Jenkins, "Peki bu hafta yaşananlar İngiltere'nin müdahalesini haklı kılıyor mu? sorusunu şöyle yanıtlıyor:
"Libya'nın küçük bir nüfusu var ve zengin. Körfez'deki gibi Batı'nın kuklası bir petrol devletine dönüşürse, Batı'nın çıkarları doğrultusunda idare edilebilir. Ama Irak ve Lübnan'da olduğu gibi, aynı zamanda Batı karşı güçler için bir çekim merkezine de dönüşebilir. Mesele ne kadar bizim meselemiz haline gelirse Libyalıların kurtuluşu o kadar zayıflar. Baskı görmüş bir grup insanın özgürlüğe kavuşma olasılığını alkışlayabiliriz ama bu yöntemlerimizi haklı çıkarmaz. Bu, başka bir büyük güç saldırganlığı. Kaddafi'nin düşüşü, tıpkı daha önce ayakta tutulması gibi İngilizlerin eseri. Bunun sonucu olarak yeni Libya rejimi daha az meşru ve daha az güvende olacak."
'Sonucun önemi yok, haklıydık'
Times yazarı Daniel Finkelstein ise "Sonucun önemi yok. Müdahalede haklıydık" diyor:
"Vietnam'da ve Afganistan'da yaşananlar, çıkış stratejisi eksikliğini liberal müdahaleciliğe karşı en güçlü argüman haline getirdi. Bu görüştekiler, 'Girmek kolay, peki sonrası ne olacak' diyorlar. Libya örneğinde altı ay önce İngiltere ve Fransa hükümetleri, sadece şunu biliyordu: Hemen harekete geçilmezse Kaddafi ailesi, muhalifleri katledecekti. Bu ülkeler bir çıkış stratejisi oluşturmayı bekleyemezdi. Sonuç onların başarısıdır. Libya'da bir çıkmaz olsaydı bile müdahale etmek doğru birşeydi."

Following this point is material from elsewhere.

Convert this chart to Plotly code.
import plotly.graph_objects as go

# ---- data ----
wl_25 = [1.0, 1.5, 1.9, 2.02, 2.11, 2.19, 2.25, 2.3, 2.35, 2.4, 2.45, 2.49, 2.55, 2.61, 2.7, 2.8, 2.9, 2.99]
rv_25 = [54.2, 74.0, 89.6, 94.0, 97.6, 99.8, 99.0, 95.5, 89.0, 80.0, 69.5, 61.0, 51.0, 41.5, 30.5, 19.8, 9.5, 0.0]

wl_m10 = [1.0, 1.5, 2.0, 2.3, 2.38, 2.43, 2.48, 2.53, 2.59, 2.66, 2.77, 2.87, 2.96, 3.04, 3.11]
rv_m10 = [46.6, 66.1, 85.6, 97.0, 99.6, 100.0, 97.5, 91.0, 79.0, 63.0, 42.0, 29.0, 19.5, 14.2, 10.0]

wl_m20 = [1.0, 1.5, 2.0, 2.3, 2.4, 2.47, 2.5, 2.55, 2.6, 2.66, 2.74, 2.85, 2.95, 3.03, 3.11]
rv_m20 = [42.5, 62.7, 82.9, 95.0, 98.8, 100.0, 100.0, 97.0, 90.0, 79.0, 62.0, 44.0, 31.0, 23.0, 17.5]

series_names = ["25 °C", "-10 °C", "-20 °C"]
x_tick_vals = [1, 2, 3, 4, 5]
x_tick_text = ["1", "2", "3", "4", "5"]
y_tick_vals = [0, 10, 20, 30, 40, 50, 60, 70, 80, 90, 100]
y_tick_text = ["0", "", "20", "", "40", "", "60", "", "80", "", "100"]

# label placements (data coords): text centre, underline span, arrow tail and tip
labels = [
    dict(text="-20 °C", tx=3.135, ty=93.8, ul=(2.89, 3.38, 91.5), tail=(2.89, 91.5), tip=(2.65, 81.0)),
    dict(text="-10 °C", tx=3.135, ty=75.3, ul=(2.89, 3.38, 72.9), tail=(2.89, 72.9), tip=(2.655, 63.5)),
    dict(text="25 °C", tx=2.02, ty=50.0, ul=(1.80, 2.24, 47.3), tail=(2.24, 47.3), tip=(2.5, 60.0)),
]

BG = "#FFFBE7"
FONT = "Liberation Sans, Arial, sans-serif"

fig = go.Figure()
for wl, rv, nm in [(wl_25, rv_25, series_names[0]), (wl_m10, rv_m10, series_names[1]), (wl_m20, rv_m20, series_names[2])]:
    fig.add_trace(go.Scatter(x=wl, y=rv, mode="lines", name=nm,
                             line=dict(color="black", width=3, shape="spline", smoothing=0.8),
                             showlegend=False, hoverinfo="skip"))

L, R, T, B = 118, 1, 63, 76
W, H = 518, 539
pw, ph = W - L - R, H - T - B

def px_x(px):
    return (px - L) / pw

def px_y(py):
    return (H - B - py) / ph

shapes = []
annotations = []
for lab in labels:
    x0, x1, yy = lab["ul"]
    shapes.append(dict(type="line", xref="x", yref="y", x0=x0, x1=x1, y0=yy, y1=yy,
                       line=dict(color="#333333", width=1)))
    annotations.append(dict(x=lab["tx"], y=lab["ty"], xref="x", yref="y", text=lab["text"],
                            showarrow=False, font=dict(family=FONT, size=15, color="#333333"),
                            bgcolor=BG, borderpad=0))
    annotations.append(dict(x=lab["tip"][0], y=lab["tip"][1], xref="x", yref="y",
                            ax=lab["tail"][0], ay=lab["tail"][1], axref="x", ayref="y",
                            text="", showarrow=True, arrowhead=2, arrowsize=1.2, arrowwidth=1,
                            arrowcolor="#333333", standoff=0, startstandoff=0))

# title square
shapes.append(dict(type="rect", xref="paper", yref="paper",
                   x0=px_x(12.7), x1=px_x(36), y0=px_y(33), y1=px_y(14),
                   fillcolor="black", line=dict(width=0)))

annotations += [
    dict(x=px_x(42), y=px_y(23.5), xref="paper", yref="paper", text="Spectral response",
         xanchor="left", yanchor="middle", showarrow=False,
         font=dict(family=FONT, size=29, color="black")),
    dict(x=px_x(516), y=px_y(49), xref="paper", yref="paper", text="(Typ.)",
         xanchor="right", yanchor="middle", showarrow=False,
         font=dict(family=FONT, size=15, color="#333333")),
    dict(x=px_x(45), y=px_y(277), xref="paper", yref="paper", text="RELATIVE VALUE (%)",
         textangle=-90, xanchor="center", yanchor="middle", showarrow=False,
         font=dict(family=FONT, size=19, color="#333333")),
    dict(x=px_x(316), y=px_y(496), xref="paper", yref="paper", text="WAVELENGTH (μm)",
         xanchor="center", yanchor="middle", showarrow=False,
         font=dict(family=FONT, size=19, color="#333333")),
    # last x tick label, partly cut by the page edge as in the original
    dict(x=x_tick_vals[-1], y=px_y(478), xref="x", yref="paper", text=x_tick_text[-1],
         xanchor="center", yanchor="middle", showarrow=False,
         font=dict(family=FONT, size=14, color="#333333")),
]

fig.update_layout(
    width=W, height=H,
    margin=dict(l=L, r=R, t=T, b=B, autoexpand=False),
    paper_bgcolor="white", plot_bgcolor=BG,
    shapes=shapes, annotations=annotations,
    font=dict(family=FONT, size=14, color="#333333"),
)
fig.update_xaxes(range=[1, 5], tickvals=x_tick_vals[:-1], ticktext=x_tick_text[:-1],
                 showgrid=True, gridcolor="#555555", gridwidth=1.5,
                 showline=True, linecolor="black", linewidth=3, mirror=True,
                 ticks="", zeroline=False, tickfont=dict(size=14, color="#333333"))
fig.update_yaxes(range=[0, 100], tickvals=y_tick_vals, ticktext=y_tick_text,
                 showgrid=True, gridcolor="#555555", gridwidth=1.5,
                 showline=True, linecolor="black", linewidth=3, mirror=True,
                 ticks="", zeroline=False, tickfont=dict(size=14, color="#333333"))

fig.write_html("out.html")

Gazetenin bir başka yazarı Anatole Kaletsky de "Uğraşacağınız şey bir diktatör de olabilir, mali kriz de. Bazen, itidal, eline yüzüne bulaştırmaktan iyidir" diyor:
'Zamanlama iyiydi'
Zamanlama "Libya müdahalesinin zamanlaması iyiydi. Irak'ınki muhtemelen değil. "Herşeyin bir zamanı var. Harakete geçmeyi ya da hareketsiz kalmayı gerektiren durumlar var. Bu siyasette, ekonomide ve gündelik hayat mücadelesinde de geçerli. Libya'nın despot Kaddafi'den kurtarılması bazı insanların tahmin ettiğinden daha uzun sürdü ve daha ölümcül oldu. Şimdi sona gelindiği anlaşılıyor. Eğer gerçekten sonu geldiyse, Fransız, İngiliz ve Amerikan hükümetlerinin bu karmaşık insani ve jeopolitik sınav karşısındaki tepkisi, tarihe cesaretle sabır ve itidalin birleştirildiği bir örnek olarak geçmelidir."
Daily Telegraph'ta yazan eski İngiltere dışişleri bakanlarından David Owen, "Kaddafi'nin devrilmesi, daha büyük sınırlayıcı faktörlere rağmen, Batı'nın diğerlerine yardım edebileceğini gösterdi. Libya'da müdahalenin başarıya ulaşabileceğini kanıtladık." diyor.